Проходит время. Народ восстает против императора, тот бежит и скрывается у ссыльного Диона. Вспоминая о Риме, Домициан не раз повторяет: «Когда я жил на Гранатовой улице…»

На одном из обсуждений спектакля — а этих обсуждений было не меньше восьми, и каждый раз чиновники из министерства культуры не говорили ни да ни нет, не разрешали, не запрещали постановку, а придирались к каким-то мелочам: тут убавить, тут прибавить, тут отрезать, тут приклеить, — один из высоких товарищей заявил: «Вот здесь у вас нехороший намек в названии улицы». — «Какой намек? На что?» — не понял Зорин. «Неужели не ясно? На улицу Грановского!»

На улице Грановского в Москве, оказывается, находились Кремлевская больница, спецраспределитель, а главное — дом, в котором, до переезда в особняк на Воробьевых горах жил Хрущев, а также другие известные государственные и партийные деятели.

— Господь с вами! — взмолился Леонид Генрихович. — Гранатовая улица упоминается у Светония в его «Жизнеописании двенадцати цезарей»!

Но бдительному чиновнику римский историк был не указ, и он настоял, чтобы улицу переименовали в Ореховую.

В конце концов спектакль утвердили.

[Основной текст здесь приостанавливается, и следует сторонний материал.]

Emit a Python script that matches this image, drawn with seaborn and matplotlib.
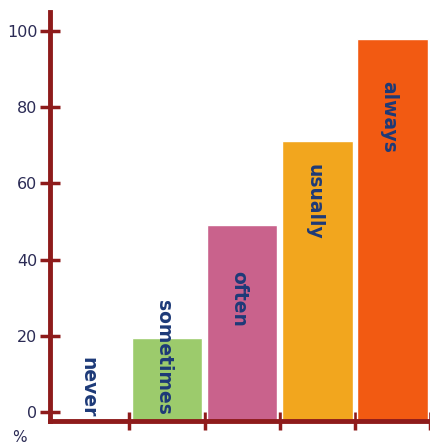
import matplotlib
matplotlib.use("Agg")
import matplotlib.pyplot as plt
import seaborn as sns
import pandas as pd

categories = ["never", "sometimes", "often", "usually", "always"]
values = [0, 19.5, 49, 71, 98]
colors = ["#ffffff", "#9ccb6c", "#c9628c", "#f2a61e", "#f25a12"]
label_top = [14.5, 29.5, 37, 65, 87]
yticks = [0, 20, 40, 60, 80, 100]

sns.set_style("white")
plt.rcParams['font.family'] = ['DejaVu Sans']

df = pd.DataFrame({"cat": categories, "val": values})

fig = plt.figure(figsize=(4.30, 4.44), dpi=100)
ax = fig.add_axes([50/430, 23/444, 380/430, 409/444])

ybottom = -2.4
sns.barplot(data=df, x="cat", y="val", hue="cat", palette=colors,
            width=0.94, legend=False, ax=ax, saturation=1)
# extend bars down to the axis line
for p in ax.patches:
    h = p.get_height()
    p.set_y(ybottom)
    p.set_height(h - ybottom)
    if h == 0:
        p.set_visible(False)

axis_col = "#8e1b1b"
navy = "#1d3a78"

for i, (c, t) in enumerate(zip(categories, label_top)):
    ax.text(i - 0.05, t, c, rotation=270, ha="center", va="top",
            fontsize=13.5, fontweight="bold", color=navy)

ax.set_xlim(-0.556, 4.477)
ax.set_ylim(ybottom, 105)
ax.set_yticks(yticks)
ax.set_yticklabels([str(v) for v in yticks])
ax.set_xticks([i + 0.5 for i in range(len(categories))])
ax.set_xticklabels([])
ax.set_xlabel("")
ax.set_ylabel("")

for s in ["top", "right"]:
    ax.spines[s].set_visible(False)
for s in ["left", "bottom"]:
    ax.spines[s].set_color(axis_col)
    ax.spines[s].set_linewidth(3.5)

ax.tick_params(axis="y", left=True, direction="inout", length=14, width=2.5,
               color=axis_col, labelcolor="#2b2b55", labelsize=11.5, pad=2)
ax.tick_params(axis="x", bottom=True, direction="inout", length=13, width=2.5,
               color=axis_col)

fig.text(12/430, 1 - 437/444, "%", fontsize=11, color="#2b2b55",
         ha="left", va="center")

fig.savefig("out.png", dpi=100)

А в БДТ «Диона» запретили категорически и, надо думать, не из-за улицы, на которой жил император Домициан.

Дело в том, что пьеса эта и в самом деле была полна аллюзий, намеков и ясно прочитываемого подтекста — сатиры на сложные отношения между властью и творцом. Нам, видимо, удалось сгладить кое-какие углы, хотя вспоминаю, как в Киеве зрители, посмотрев наш спектакль, говорили: «У нас такое было ощущение, что вот сейчас придут и всех арестуют: и артистов и зрителей». Товстоногов, возможно, был более смел.